Unless he were unmasked as a spy for the Chinese, the special election in New Jersey yesterday to fill the U.S. Senate seat was Cory Booker’s to lose. New Jersey hasn’t elected a Republican to the U.S. Senate since 1972, and the mayor of Newark has one of the highest profiles in American politics. Running against a Koch-brother minion named Steve Lonegan, the question was not whether Booker was going to win, but by how much. Actually, it raises a second question — could Lonegan have employed any strategy that would have put him in the Senate and kept Booker in Newark?
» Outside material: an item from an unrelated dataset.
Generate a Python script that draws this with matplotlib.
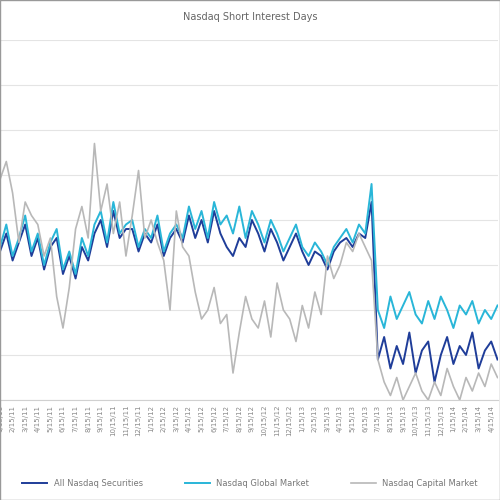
import matplotlib
matplotlib.use("Agg")
import matplotlib.pyplot as plt
import pandas as pd

global_mkt = [3.4,3.9,3.2,3.6,4.1,3.3,3.7,3.0,3.5,3.8,2.9,3.3,2.8,3.6,3.2,3.9,4.2,3.5,4.4,3.7,
              3.9,4.0,3.4,3.8,3.6,4.1,3.3,3.7,3.9,3.6,4.3,3.8,4.2,3.6,4.4,3.9,4.1,3.7,4.3,3.6,
              4.2,3.9,3.5,4.0,3.7,3.3,3.6,3.9,3.4,3.2,3.5,3.3,3.0,3.4,3.6,3.8,3.5,3.9,3.7,4.8,
              2.0,1.6,2.3,1.8,2.1,2.4,1.9,1.7,2.2,1.8,2.3,2.0,1.6,2.1,1.9,2.2,1.7,2.0,1.8,2.1]
all_sec = [3.3,3.7,3.1,3.5,3.9,3.2,3.6,2.9,3.4,3.6,2.8,3.2,2.7,3.4,3.1,3.7,4.0,3.4,4.2,3.6,
           3.8,3.8,3.3,3.7,3.5,3.9,3.2,3.6,3.8,3.5,4.1,3.6,4.0,3.5,4.2,3.7,3.4,3.2,3.6,3.4,
           4.0,3.7,3.3,3.8,3.5,3.1,3.4,3.7,3.3,3.0,3.3,3.2,2.9,3.3,3.5,3.6,3.4,3.7,3.6,4.4,
           0.9,1.4,0.7,1.2,0.8,1.5,0.6,1.1,1.3,0.4,1.0,1.4,0.8,1.2,1.0,1.5,0.7,1.1,1.3,0.9]
capital = [4.9,5.3,4.6,3.5,4.4,4.1,3.9,3.2,3.6,2.3,1.6,2.5,3.8,4.3,3.6,5.7,4.2,4.8,3.7,4.4,
           3.2,4.1,5.1,3.6,4.0,3.5,3.1,2.0,4.2,3.4,3.2,2.4,1.8,2.0,2.5,1.7,1.9,0.6,1.5,2.3,
           1.8,1.6,2.2,1.4,2.6,2.0,1.8,1.3,2.1,1.6,2.4,1.9,3.2,2.7,3.0,3.5,3.3,3.7,3.4,3.1,
           0.9,0.4,0.1,0.5,0.0,0.3,0.6,0.2,0.0,0.4,0.1,0.7,0.3,0.0,0.5,0.2,0.6,0.3,0.8,0.5]
dates = pd.date_range("2011-01-15", periods=len(global_mkt), freq="SMS-15")
labels = [f"{d.month}/{d.day}/{d.year % 100}" for d in dates]

fig = plt.figure(figsize=(5, 5), dpi=100)
ax = fig.add_axes([0.0, 0.2, 0.995, 0.72])
x = range(len(dates))
ax.plot(x, all_sec, color="#1f3d99", lw=1.4, label="All Nasdaq Securities")
ax.plot(x, global_mkt, color="#29b6d8", lw=1.4, label="Nasdaq Global Market")
ax.plot(x, capital, color="#b8b8b8", lw=1.2, label="Nasdaq Capital Market")
ax.set_ylim(0, 8)
ax.set_xlim(0, len(dates) - 1)
ax.set_yticks(range(9))
ax.set_yticklabels([])
ax.tick_params(axis="y", length=0)
ax.grid(axis="y", color="#e4e4e4", lw=0.8)
ax.set_axisbelow(True)
for s in ["top", "right", "left"]:
    ax.spines[s].set_visible(False)
ax.spines["bottom"].set_color("#d0d0d0")
ticks = list(range(0, len(dates), 2))
ax.set_xticks(ticks)
ax.set_xticklabels([labels[i] for i in ticks], rotation=90, fontsize=5, color="#888888")
ax.tick_params(axis="x", length=0)
fig.suptitle("Nasdaq Short Interest Days", y=0.975, fontsize=7, color="#666666")
fig.legend(loc="lower center", bbox_to_anchor=(0.5, 0.01), ncol=3, frameon=False,
           fontsize=6, labelcolor="#777777", handlelength=3, columnspacing=5)
fig.patches.append(plt.Rectangle((0, 0), 1, 1, transform=fig.transFigure,
                                 fill=False, ec="#999999", lw=1))
fig.savefig("out.png", dpi=100)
The fact that Chris Christie is both governor and a Republican suggests that there might have been a way for Lonegan to win. Like the governor’s office, U.S. senator is a statewide race, and if there is one Republican holding statewide office, logic dictates that others could possibly win with such an electorate. However, the Christie situation is distinct from the general situation GOPers find themselves in when running statewide in New Jersey — distinct bordering on unique.
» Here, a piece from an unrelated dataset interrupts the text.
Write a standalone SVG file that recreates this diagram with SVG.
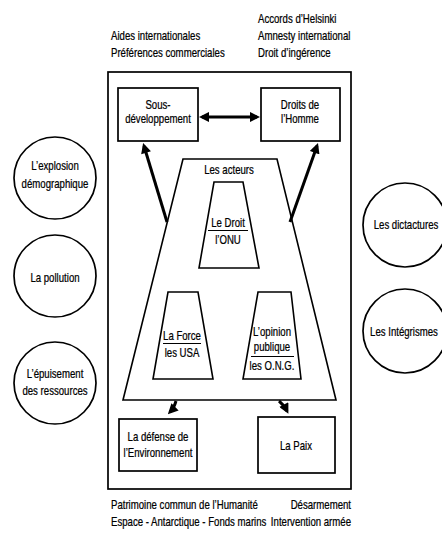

You have to remember that Christie got elected in 2009, a year after the Wall Street meltdown. New Jersey relies mightily on the financial industry for tax revenues and jobs. Unemployment shot up, the state budget gap widened, and things were generally not good. Sitting-Governor Jon Corzine took some of the blame for this. So, Christie started with a weakened opponent with a record that had gone south in the last year.
Next, Christie himself had a record to run on. He spent four years as Freeholder in Morris County, but he really gained notoriety as a U.S. Attorney under George W. Bush. He ran an anti-corruption campaign (which in New Jersey was long overdue) and secured convictions or plea deals with 130 public officials from both main parties. He wound up doubling the size of the state’s anti-corruption unit. Christie also made headlines by taking on a chain of brothels that kept Mexican teenagers as sex slaves, convicted 42 members of the Double II Set street gang of crimes including 25 murders, and won a 42-year sentence for British trader Hemant Lakhani for trying to sell missiles illegally. Lonegan, meanwhile, was mayor of Bogota (pronounced bo-go-duh, nothing like the South American city) and did little to distinguish himself at the state level. That is part of the reason Christie beat him in the 2009 GOP Primary.
Also, Christie was aided by the presence of a third-party candidate on the 2009 ballot, Chris Daggett. Daggett added a strange dimension to the race. He worked for Republican Governor Tom Keane in the 1980s, was Region 2 Administrator for the EPA (a region that covers New York, New Jersey, Puerto Rico and the U.S. Virgin Islands), served as the state’s Commissioner of Environmental Protection, and was chairman of the New Jersey Department of Environmental Protection Permit Efficiency Task Force under Governor Corzine.
In the end, Christie won the race with 1,174,445 votes (48.5% of the total cast), Corzine got 1,087,731 (4.9%) and Daggett secured 139,579 (5.8%). It is always dangerous to ask “what if?” in a case like this. Not all of Daggett’s voters were natural Corzine supporters, and many might not have voted at all if Daggett hadn’t run. Nevertheless, it is hard to argue that Christie was hurt by Daggett’s presence on the ballot. In yesterday’s Senate race, there were five independent or minor party candidates, but not one of them had the kind of profile and financing that Daggett commanded in 2009, and their vote totals, while still being calculated, were far below the 5.8% Daggett won.
However, there was one factor in the Booker-Lonegan race that almost certainly assured Booker of victory — namely, the fact that Lonegan comes off as an unpleasant jackass when he deals with the public. For instance, Lonegan said it was “strange” that Booker wouldn’t say whether he (Booker) is gay or not. During a debate, Booker talked about the need to clean up a river that runs through Newark. Lonegan said, “You may not be able to swim in that river, but it’s probably, I think, because of all the bodies floating around of shooting victims in your city.” Earlier in his career, he was photographed giving the finger to the press.
In the final analysis, it might have been possible for a Republican to win yesterday’s special election, but that Republican wasn’t Steve Lonegan.